In assignment of error number seven, petitioner contends the Commission erred in failing to rule on the prehearing motions. As indicated earlier in this opinion, since the hearing proceeded following the motions to dismiss, we treat them as having been denied. Petitioner raises in this appeal essentially the same grounds urged in the motions filed with the *710Commission. At most the lack of written rulings on the motions is a procedural defect with no prejudice to petitioner. (ORS 183.482(8)(a)).

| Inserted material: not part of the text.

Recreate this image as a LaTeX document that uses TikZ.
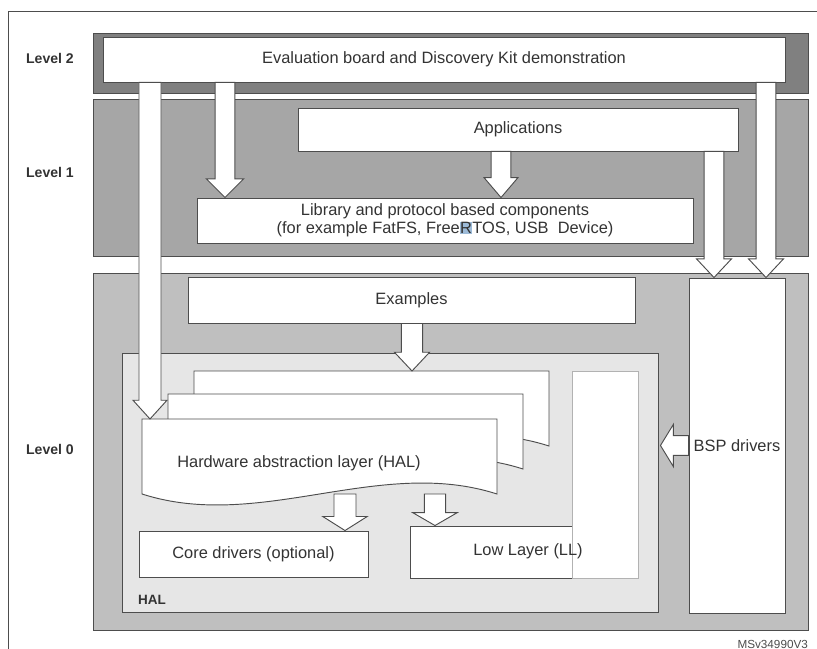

The final assignment of error contends the final order of the Commission is void because it failed to state the authority upon which it was based. This argument raises again the issue presented in the first and second assignments of error relating to the Commission’s authority and disclosures of that authority in the Notice of Hearing. The final order stated the conditions found to exist were in violation of OAR 845-10-275. The failure to cite ORS 471.315(1)(a) as the source of the authority to suspend a license for violation of the recited regulation does not invalidate the order. Haviland Hotels v. OLCC, 20 Or App 110, 530 P2d 1259 (1975).

Affirmed.

"(1) The interior and exterior of all licensed premises shall be kept clean and free of litter or rubbish, painted, and in good repair.

"(2) Parking areas maintained or controlled by licensees shall be kept clean and well lighted.

"(3) No licensee shall permit or suffer any insanitary conditions in or about the licensed premises and every licensee shall be held strictly accountable for the sanitary conditions and appearance of the licensed premises.” OAR 845-10-275.

"The Commission may cancel or suspend any license if it finds or has reasonable ground to believe any of the following to be true:

"(1) That the licensee:

* ** sf: *

"(d) Maintains a noisy, lewd, disorderly or insanitary establishment, or has been supplying impure or otherwise deleterious beverages or food.” ORS 471.315(l)(d).